Thursday, September 11, 2014

Let's be realistic in partnering with Saudi Arabia against ISIS

By Lori Plotkin Boghardt
This week is the thirteenth anniversary of 9/11, when al-Qaeda killed 3,000 people in New York, Washington and Shanksville, Pennsylvania.
Fifteen of the nineteen hijackers of the planes used in the strikes were Saudis. So was al-Qaeda's leader, Usama bin Ladin. Since then, the United States has applied considerable pressure on the kingdom to combat support for terrorism.
Saudi Arabia's record has been mixed. A chain of dramatic al-Qaeda attacks in the kingdom itself a decade ago killed scores of people. That experience drove Saudi Arabia to work vigorously to prevent attacks inside the country and pursue terrorists committed to them.
The kingdom has also blocked funds intended for terrorists, discouraged religious sermons supportive of terrorism, and detained and rehabilitated militants. Yet over the years, the United States has complained -- for good reason -- that these undertakings have been constrained by Saudi capabilities as well as Saudi politics.
The country's political leadership (the al-Saud royal family) and religious leadership (adherents of the austere Wahhabi brand of Sunni Islam) have coexisted in a symbiotic relationship for more than two centuries. They have depended on each other for support and legitimacy among the population. Too much pressure from one on the other puts the power and influence of both groups at risk.
Today, one thing is clear: the Saudi political leadership views ISIS as a direct threat to the kingdom. Nothing drove this home more than the discovery earlier this year of scores of Saudi citizens inside the kingdom, colluding with Saudi members of ISIS in Syria, to assassinate top security and religious officials in the country.
The discovery was followed by the first attack in five years on Saudi soil by al-Qaeda's Yemen branch (AQAP) - one of Saudi Arabia's most menacing threats. In July, half-a-dozen Saudi AQAP members stormed a border post from the Yemeni side. A couple of them made their way to a nearby border town and blew themselves up inside a government building.
Three weeks ago, AQAP declared its support for ISIS. There are signs of ISIS-AQAP collaboration. For Saudi Arabia, the ISIS terrorist threat is metastasizing.
To add insult to injury, some of the Saudi colluders with ISIS arrested earlier this year, and most of the Saudi border assailants in July, graduated from the kingdom's well-regarded terrorist rehabilitation program.
According to Saudi officials, one in ten of those who attend the program return to extremism, and two in ten of former Guantanamo Bay detainees who attend the program revert to militancy. Non-Saudi figures may be much higher. But even these numbers would be significant, as thousands have passed through the correctional center.

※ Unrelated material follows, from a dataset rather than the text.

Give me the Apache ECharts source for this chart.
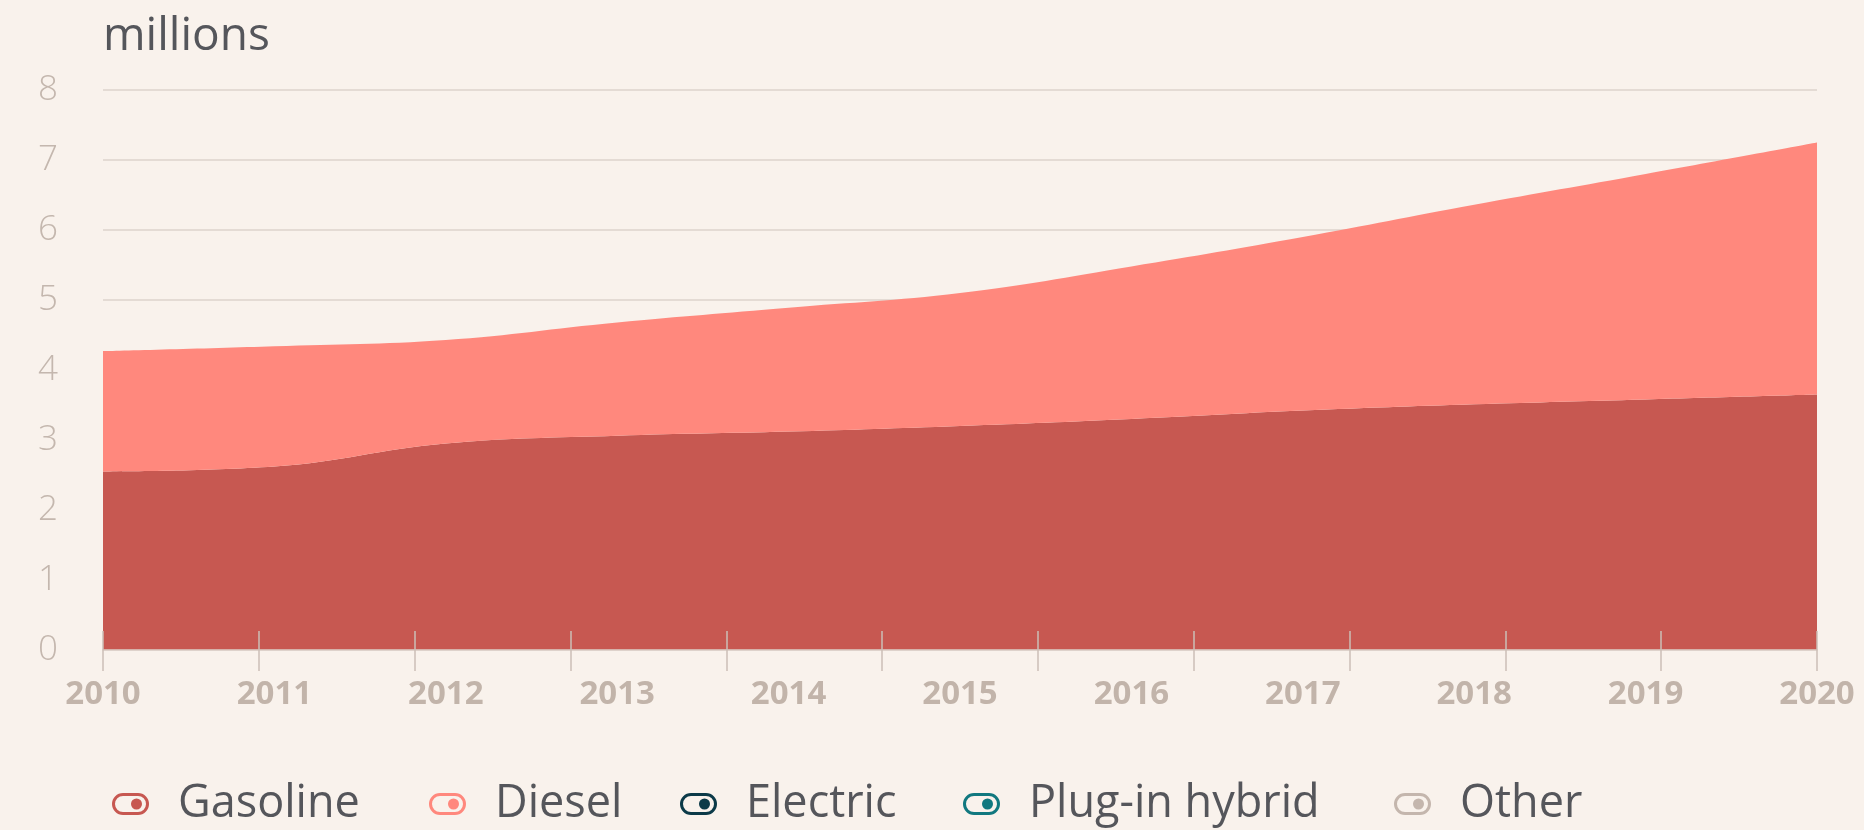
<!DOCTYPE html>
<html>
<head>
<meta charset="utf-8">
<script src="https://cdn.jsdelivr.net/npm/echarts@6/dist/echarts.min.js"></script>
<style>
html,body{margin:0;padding:0;background:#f9f2ec;}
#c{width:1864px;height:830px;}
</style>
</head>
<body>
<div id="c"></div>
<script>
const years = ['2010', '2011', '2012', '2013', '2014', '2015', '2016', '2017', '2018', '2019', '2020'];
const gasoline = [2.55, 2.62, 2.95, 3.06, 3.12, 3.20, 3.30, 3.42, 3.51, 3.58, 3.65];
const diesel = [1.72, 1.72, 1.48, 1.62, 1.77, 1.90, 2.18, 2.48, 2.85, 3.22, 3.60];
const electric = [0, 0, 0, 0, 0, 0, 0, 0, 0, 0, 0];
const pluginHybrid = [0, 0, 0, 0, 0, 0, 0, 0, 0, 0, 0];
const other = [0, 0, 0, 0, 0, 0, 0, 0, 0, 0, 0];
const seriesNames = ['Gasoline', 'Diesel', 'Electric', 'Plug-in hybrid', 'Other'];
const yTicks = [0, 1, 2, 3, 4, 5, 6, 7, 8];
const unitLabel = 'millions';

const colors = ['#c75851', '#ff887d', '#0c3a48', '#11787f', '#c4b6ad'];
const seriesData = [gasoline, diesel, electric, pluginHybrid, other];

const iconPath = 'path://M11,0 H26 A11,11 0 0 1 26,22 H11 A11,11 0 0 1 11,0 Z ' +
  'M11,3 A8,8 0 0 0 11,19 H26 A8,8 0 0 0 26,3 Z ' +
  'M19,11 A5.5,5.5 0 1 1 30,11 A5.5,5.5 0 1 1 19,11 Z';

const legendTextWidths = [251, 185, 217, 365, 140];

const chart = echarts.init(document.getElementById('c'), null, {renderer: 'canvas'});

const option = {
  backgroundColor: '#f9f2ec',
  animation: false,
  color: colors,
  graphic: [{
    type: 'text',
    left: 103,
    top: 14,
    style: {
      text: unitLabel,
      fill: '#55565b',
      font: '400 46px "Open Sans"'
    }
  }],
  legend: {
    left: 107,
    top: 774,
    itemGap: 0,
    icon: iconPath,
    itemWidth: 37,
    itemHeight: 22,
    data: seriesNames.map((n, i) => ({
      name: n,
      itemStyle: {color: colors[i], borderWidth: 0},
      textStyle: {width: legendTextWidths[i]}
    })),
    textStyle: {
      fontFamily: 'Open Sans',
      fontSize: 45,
      color: '#55565b',
      lineHeight: 50,
      padding: [0, 0, 0, 24]
    }
  },
  grid: {
    left: 103, right: 47, top: 90, bottom: 180,
    containLabel: false,
    outerBoundsMode: 'none'
  },
  xAxis: [{
    type: 'category',
    data: years,
    boundaryGap: false,
    splitLine: {show: false},
    axisTick: {show: false},
    axisLine: {show: true, lineStyle: {color: '#dccfc8', width: 1.5}},
    axisLabel: {
      margin: 28,
      interval: 0,
      color: '#c2b4aa',
      fontFamily: 'Open Sans',
      fontWeight: 700,
      fontSize: 33
    },
    z: 5
  }, {
    type: 'value', min: 0, max: 11, interval: 1, position: 'bottom',
    axisLine: {show: false}, axisLabel: {show: false}, splitLine: {show: false},
    axisTick: {show: true, inside: true, length: 19, lineStyle: {color: '#cbbfb6', width: 1.5}},
    z: 6
  }, {
    type: 'value', min: 0, max: 11, interval: 1, position: 'bottom',
    axisLine: {show: false}, axisLabel: {show: false}, splitLine: {show: false},
    axisTick: {show: true, inside: false, length: 21, lineStyle: {color: '#cbbfb6', width: 1.5}},
    z: 6
  }],
  yAxis: {
    type: 'value',
    min: yTicks[0],
    max: yTicks[yTicks.length - 1],
    interval: 1,
    axisLine: {show: false},
    axisTick: {show: false},
    splitLine: {show: true, lineStyle: {color: '#ddd3cc', width: 1.5}},
    axisLabel: {
      margin: 45,
      color: '#c4b7ae',
      fontFamily: 'Open Sans',
      fontWeight: 300,
      fontSize: 35
    }
  },
  series: seriesNames.map((n, i) => ({
    name: n,
    type: 'line',
    stack: 'total',
    xAxisIndex: 0,
    yAxisIndex: 0,
    smooth: 0.4,
    symbol: 'none',
    lineStyle: {width: 0},
    areaStyle: {color: colors[i], opacity: 1},
    itemStyle: {color: colors[i]},
    data: seriesData[i]
  }))
};
chart.setOption(option);
</script>
</body>
</html>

Ideological support for ISIS among Saudi citizens is thought not to be insignificant.
In face of this evolving threat, the Saudi political leadership has shown interest in dampening ideological, financial and jihadi support for ISIS, AQAP and other al-Qaeda-style groups at home; pursuing criminal procedures against these militants and their supporters; and using some soft power to discourage ISIS support by other Muslims outside the kingdom. Saudi Arabia may be supplementing these overt measures with covert operations in the same vein, including in Iraq.
As Washington seeks to partner with Saudi Arabia in the fight against ISIS, it should neither dismiss an important role for the kingdom, nor harbor unrealistic expectations about the kingdom's participation in overt military, psychological and other operations. The best approach to partnering with the Saudis is working with them to augment their recent activities that complement Washington's own interests. We must take our cue from what the Saudis are showing they are willing and politically able to do.
This approach recognizes the benefits and limits of our strategic partnership with Saudi Arabia and the small Persian Gulf states: their political interests sometimes converge and at other times diverge from our own.
In this regard, it is important to be mindful of two important caveats.
The first is that, beyond the ISIS fight, it would be foolish to consider Saudi Arabia as a partner to help work toward a just political solution including a democratic character in Iraq and Syria. Saudi Arabia is blatantly antipathetic to democratic agendas as well as Shia political power in the region. The kingdom's effort to undermine more representative government in neighboring Bahrain is a case in point. The Saudi leadership views democracy on its doorstep as a threat to its own absolute power at home.
The second regards the kingdom's understanding of terrorism. When it comes to defining a terrorist, Saudi Arabia does not distinguish between deadly militants and nonviolent political activists. The kingdom recently imprisoned a widely celebrated Saudi human rights advocate as a terrorist.
This issue comes into play as the United States considers helping to expand Saudi Arabia's counter-terrorism capabilities. Washington must continue to work toward ensuring that enhanced technological and other capabilities are not employed against the wrong people. This includes the very kind of people whose calls for basic political reform Washington favors.